‘A catalyst for positive change’ - How Rapha-inspired Fasted 500 challenge is keeping people active during Ramadan 

Zahir Nayani said he’s ‘chuffed and humbled’ by the amount of support his challenge has received 

(Image credit: Zahir Nayani)

A new Rapha-inspired Fasted 500 cycling challenge will be keeping people active during the next month of Ramadan. 

Cyclist Zahir Nayani decided to set up a new “little and often” distance challenge to get more people cycling through the religious month from April 12-May 12, which sees Muslims around the world abstain from eating and drinking during daylight hours. 

Nayani, a lawyer from Swindon, said he was inspired to set up the Fasted 500 because of the impact the coronavirus pandemic has had on Muslim communities, while also encouraging people to be more active.

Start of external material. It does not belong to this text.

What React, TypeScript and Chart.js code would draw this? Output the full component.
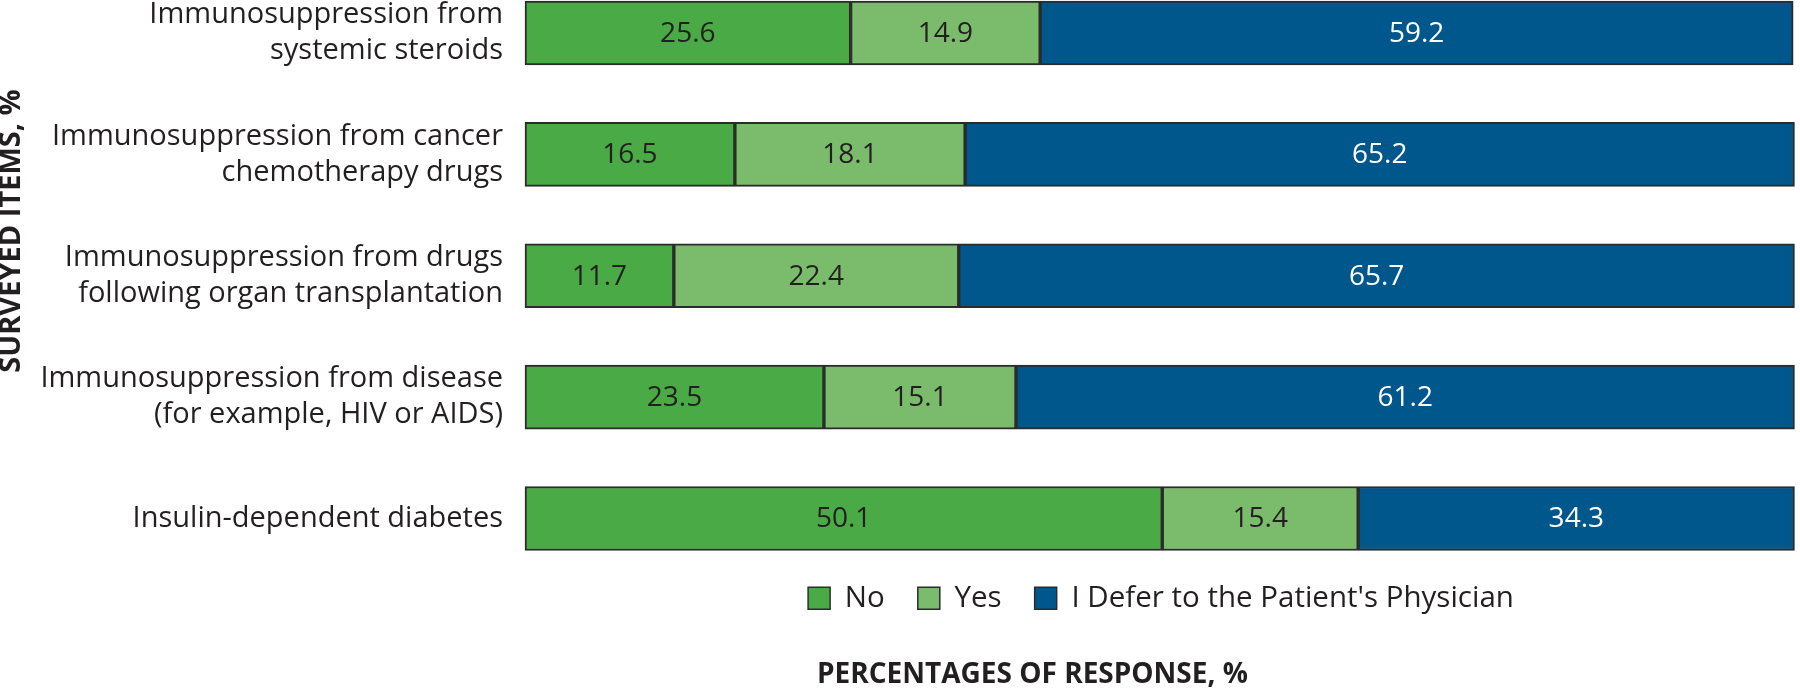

The 34-year-old told Cycling Weekly: “The Fasted 500 is a fun cycling challenge which encourages Muslims to remain active during the month of Ramadan by sensibly cycling 500km over a period of about 30 days. 

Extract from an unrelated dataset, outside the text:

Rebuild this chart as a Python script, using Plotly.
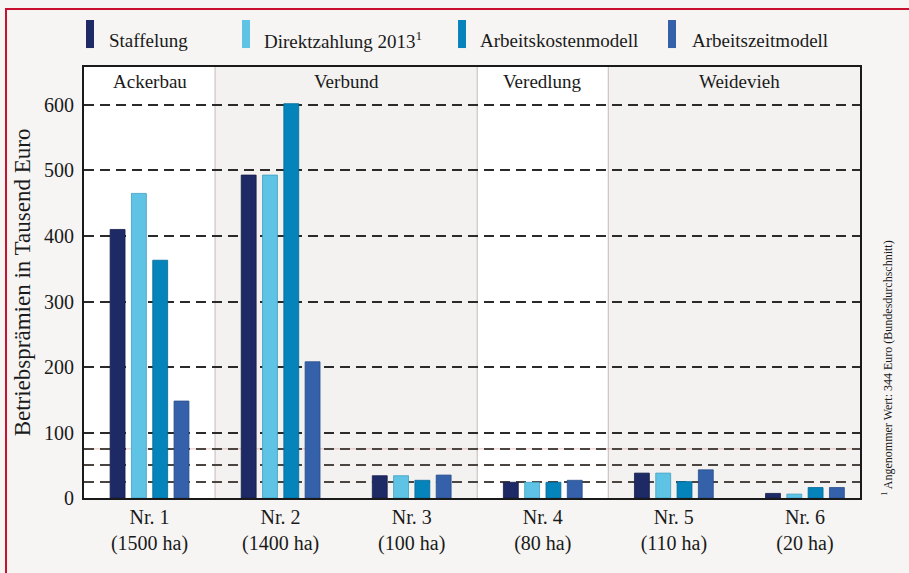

"The inspiration stemmed from the sobering impact of the pandemic on BAME communities, of which Muslims form a substantial part.   Open-source data confirms that most of us aren’t getting enough exercise, and that goes for us Muslims too – whilst we don’t tend to drink or smoke, boy can we eat!  Augment that with many of us having predispositions to certain health conditions (e.g. diabetes) and we can begin to see why a targeted challenge of this sort is long overdue.  

“I’m chuffed and humbled to see this random idea garner so much traction and support.”

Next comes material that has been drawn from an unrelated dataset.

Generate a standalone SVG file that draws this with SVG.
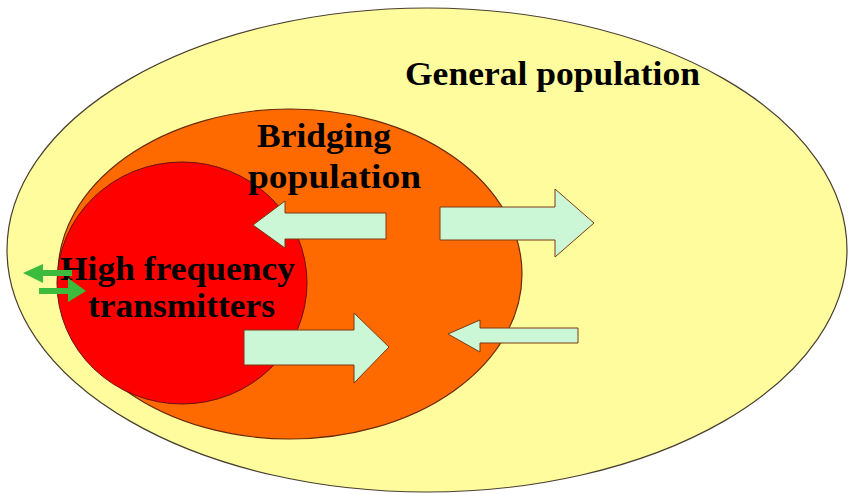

The Fasted 500 is inspired by Rapha’s now-famous Festive 500, a tough cycling challenge that sees riders complete 500km in the eight days between Christmas Eve and New Year’s Eve. 

(Picture: Fasted 500)

But rather than aim for another gruelling test on the bike, Nayani set up the Fasted 500 to people out on the bike in short spells, while overcoming the lethargy that comes from fasting for a month during Ramadan.

He said: “The challenge is primarily aimed at Muslims who observe the month of Ramadan which, in essence, involves those in good health abstaining from food and drink between the hours of sunrise and sunset for a period of 29 or 30 days.   

“Many Muslims have, for decades, been going about their daily lives whilst observing the month of Ramadan without much ado.  So whilst the thought of undertaking light exercise in a fasted state may be unappetising (excuse the pun) to some, it comes as nothing new to those of us familiar with Ramadan.” 

To complete the Fasted 500, riders need to compete 17km a day during the month of Ramadan, with finishers able to buy a commemorative roundel (“the universal language of cyclists”), with all profits going to the Cycling Sisters Bristol initiative, which encourages women to take up cycling. 

For those who don’t participate in Ramadan, you can still show your support by buying a Fasted 500 peloton print. 

To get involved, you can follow Fasted 500 on Instagram or visit the website. 

Nayani added: “The aim is for the challenge to be a catalyst for positive change and to encourage active lifestyles.”